A set of function to help with endian conversion:

ntohs   Convert a 16-bit quantity from network byte order to host byte order
ntohl   Convert a 32-bit quantity from network byte order to host byte order
htons   Convert a 16-bit quantity from host byte order to network byte order
htonl   Convert a 32-bit quantity from host byte order to network byte order

Just to add another note of caution.
Different systems use different size for wchar_t so do not assume sizeof(wchar_t) == 2.

Additionally each host may use a different representational format for wchar_t.
To help deal with this most systems convert the text to a known format for transport (UTF-8 or UTF-16 are good choices). The convert the text back to the host specific format at the other end.

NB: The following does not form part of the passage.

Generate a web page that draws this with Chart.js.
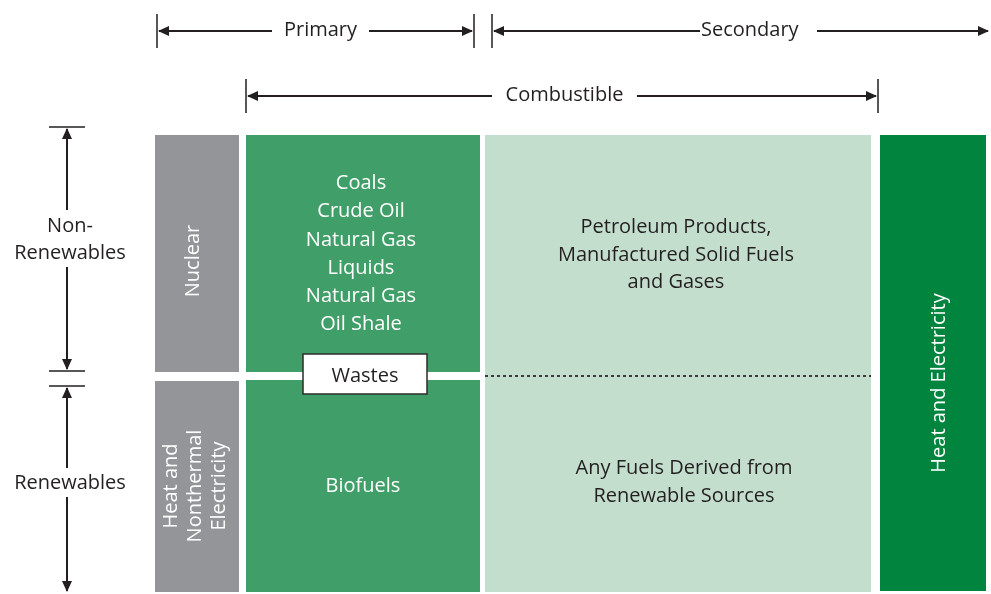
<!DOCTYPE html>
<html>
<head>
<meta charset="utf-8">
<script src="https://cdn.jsdelivr.net/npm/chart.js@4.4.0/dist/chart.umd.min.js"></script>
<style>
html, body { margin: 0; padding: 0; background: #fff; }
#wrap { width: 991px; height: 594px; }
</style>
</head>
<body>
<div id="wrap"><canvas id="energyChart" width="991" height="594"></canvas></div>
<script>
// diagram units: 0..991 across, 0..594 down
const boxNames = ['Nuclear', 'Heat and Nonthermal Electricity', 'Primary fuels', 'Biofuels', 'Secondary fuels', 'Heat and Electricity', 'Wastes'];
const boxLeft = [155, 155, 246, 246, 485, 880, 303];
const boxRight = [239, 239, 480, 480, 871, 986, 427];
const boxTop = [135, 381, 135, 380, 135, 135, 354];
const boxBottom = [372, 592, 372, 592, 592, 591, 394];

// horizontal brackets
const spanLabels = ['Primary', 'Secondary', 'Combustible'];
const spanStart = [157, 492, 246];
const spanEnd = [474, 990, 878];
const spanLevel = [31, 31, 96];

// vertical brackets
const sideLabels = [['Non-', 'Renewables'], ['Renewables']];
const sideStart = [127, 386];
const sideEnd = [371, 593];

const DARK = '#231f20';
const FONT = '"Open Sans", "Noto Sans", sans-serif';

const boxColors = ['#939598', '#939598', '#409e68', '#409e68', '#c4dece', '#00843e', '#ffffff'];

const boxText = [
    { lines: ['Nuclear'], x: 193, y: 261, rot: true, color: '#fff', lh: 24 },
    { lines: ['Heat and', 'Nonthermal', 'Electricity'], x: 195, y: 486, rot: true, color: '#fff', lh: 24 },
    { lines: ['Coals', 'Crude Oil', 'Natural Gas', 'Liquids', 'Natural Gas', 'Oil Shale'], x: 361, y: 254, color: '#fff', lh: 28.2 },
    { lines: ['Biofuels'], x: 363, y: 486, color: '#fff', lh: 28 },
    { lines: ['Petroleum Products,', 'Manufactured Solid Fuels', 'and Gases'], x: 676, y: 255, color: DARK, lh: 27.5 },
    { lines: ['Any Fuels Derived from', 'Renewable Sources'], x: 684, y: 482, color: DARK, lh: 28 },
    { lines: ['Heat and Electricity'], x: 939, y: 383, rot: true, color: '#fff', lh: 24 },
    { lines: ['Wastes'], x: 365, y: 376, color: DARK, lh: 24 }
];

// gaps in the bracket lines where the labels sit
const spanGap = [[272, 369], [700, 817], [492, 637]];
const sideGap = [[210, 267], [468, 497]];

function arrowHead(ctx, x, y, dx, dy) {
    const len = 11, half = 5;
    ctx.beginPath();
    ctx.moveTo(x, y);
    ctx.lineTo(x - dx * len - dy * half, y - dy * len - dx * half);
    ctx.lineTo(x - dx * len + dy * half, y - dy * len + dx * half);
    ctx.closePath();
    ctx.fill();
}

const diagramPlugin = {
    id: 'diagram',
    afterDraw(chart) {
        const ctx = chart.ctx;
        const sx = v => chart.scales.x.getPixelForValue(v);
        const sy = v => chart.scales.y.getPixelForValue(v);
        ctx.save();

        // boxes
        boxNames.forEach((name, i) => {
            const x0 = sx(boxLeft[i]), x1 = sx(boxRight[i]);
            const y0 = sy(boxTop[i]), y1 = sy(boxBottom[i]);
            ctx.fillStyle = boxColors[i];
            ctx.fillRect(x0, y0, x1 - x0, y1 - y0);
            if (name === 'Secondary fuels') {
                // dotted split between non-renewable and renewable
                ctx.strokeStyle = '#3a3a3a';
                ctx.lineWidth = 2;
                ctx.setLineDash([3, 3]);
                ctx.beginPath();
                ctx.moveTo(x0, sy(376));
                ctx.lineTo(x1, sy(376));
                ctx.stroke();
                ctx.setLineDash([]);
            } else if (name === 'Wastes') {
                ctx.strokeStyle = '#2b2b2b';
                ctx.lineWidth = 1.5;
                ctx.strokeRect(x0, y0, x1 - x0, y1 - y0);
            }
        });

        // box labels
        ctx.font = '20px ' + FONT;
        ctx.textAlign = 'center';
        ctx.textBaseline = 'middle';
        boxText.forEach(t => {
            ctx.fillStyle = t.color;
            const n = t.lines.length;
            ctx.save();
            ctx.translate(sx(t.x), sy(t.y));
            if (t.rot) ctx.rotate(-Math.PI / 2);
            t.lines.forEach((line, k) => {
                ctx.fillText(line, 0, (k - (n - 1) / 2) * t.lh);
            });
            ctx.restore();
        });

        // horizontal brackets
        ctx.strokeStyle = DARK;
        ctx.fillStyle = DARK;
        spanLabels.forEach((label, i) => {
            const y = sy(spanLevel[i]);
            const a = sx(spanStart[i]), b = sx(spanEnd[i]);
            ctx.lineWidth = 2;
            ctx.beginPath();
            ctx.moveTo(a + 2, y);
            ctx.lineTo(sx(spanGap[i][0]), y);
            ctx.moveTo(sx(spanGap[i][1]), y);
            ctx.lineTo(b - 2, y);
            ctx.stroke();
            arrowHead(ctx, a + 1, y, -1, 0);
            arrowHead(ctx, b - 1, y, 1, 0);
            ctx.lineWidth = 1.5;
            ctx.beginPath();
            ctx.moveTo(a, y - 17);
            ctx.lineTo(a, y + 17);
            if (label !== 'Secondary') {
                ctx.moveTo(b, y - 17);
                ctx.lineTo(b, y + 17);
            }
            ctx.stroke();
            ctx.font = '20px ' + FONT;
            ctx.textAlign = 'center';
            ctx.textBaseline = 'middle';
            const mid = label === 'Secondary' ? sx(spanGap[i][0]) + ctx.measureText(label).width / 2 + 1 : (sx(spanGap[i][0]) + sx(spanGap[i][1])) / 2;
            ctx.fillText(label, mid, y - 1);
        });

        // vertical brackets
        sideLabels.forEach((lines, i) => {
            const x = sx(67);
            const a = sy(sideStart[i]), b = sy(sideEnd[i]);
            ctx.lineWidth = 2;
            ctx.beginPath();
            ctx.moveTo(x, a + 2);
            ctx.lineTo(x, sy(sideGap[i][0]));
            ctx.moveTo(x, sy(sideGap[i][1]));
            ctx.lineTo(x, b - 2);
            ctx.stroke();
            arrowHead(ctx, x, a + 1, 0, -1);
            arrowHead(ctx, x, b - 1, 0, 1);
            ctx.lineWidth = 1.5;
            ctx.beginPath();
            ctx.moveTo(sx(49), a);
            ctx.lineTo(sx(85), a);
            if (i === 0) {
                ctx.moveTo(sx(49), b);
                ctx.lineTo(sx(85), b);
            }
            ctx.stroke();
            const cy = (sy(sideGap[i][0]) + sy(sideGap[i][1])) / 2 + 1;
            lines.forEach((line, k) => {
                ctx.fillText(line, sx(70), cy + (k - (lines.length - 1) / 2) * 27);
            });
        });

        ctx.restore();
    }
};

new Chart(document.getElementById('energyChart'), {
    type: 'scatter',
    data: { datasets: [] },
    options: {
        responsive: false,
        animation: false,
        layout: { padding: 0 },
        plugins: { legend: { display: false }, tooltip: { enabled: false } },
        scales: {
            x: { type: 'linear', min: 0, max: 991, display: false },
            y: { type: 'linear', min: 0, max: 594, reverse: true, display: false }
        }
    },
    plugins: [diagramPlugin]
});
</script>
</body>
</html>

You could look at IBM's icu this has all this functionality.

Martin York
Possibly better than always converting everything to network byte order is to include a byte order flag in your network protocol. That way the server can send in its native byte order (reducing load on the server) and clients can determine if they need to convert the message.
Len Holgate
@len: Possibly. But is the server not the bottleneck. Thus a prudent protocol design would unload work to the less loaded clients, implying clients should convert data to a convenient server format. Which does not imply network byte order but does imply that a byte order flag is not a appropriate.
Martin York
+2  A: 

Endian conversion is not sufficient and as a consequence not needed. Sizeof(wchar_t) differs, and therefore the encoding too. Hence, you need to agree on an interchange format. The logical choice is UTF-8. But since UTF-8 is byte-oriented, you do not have endianness issues anymore.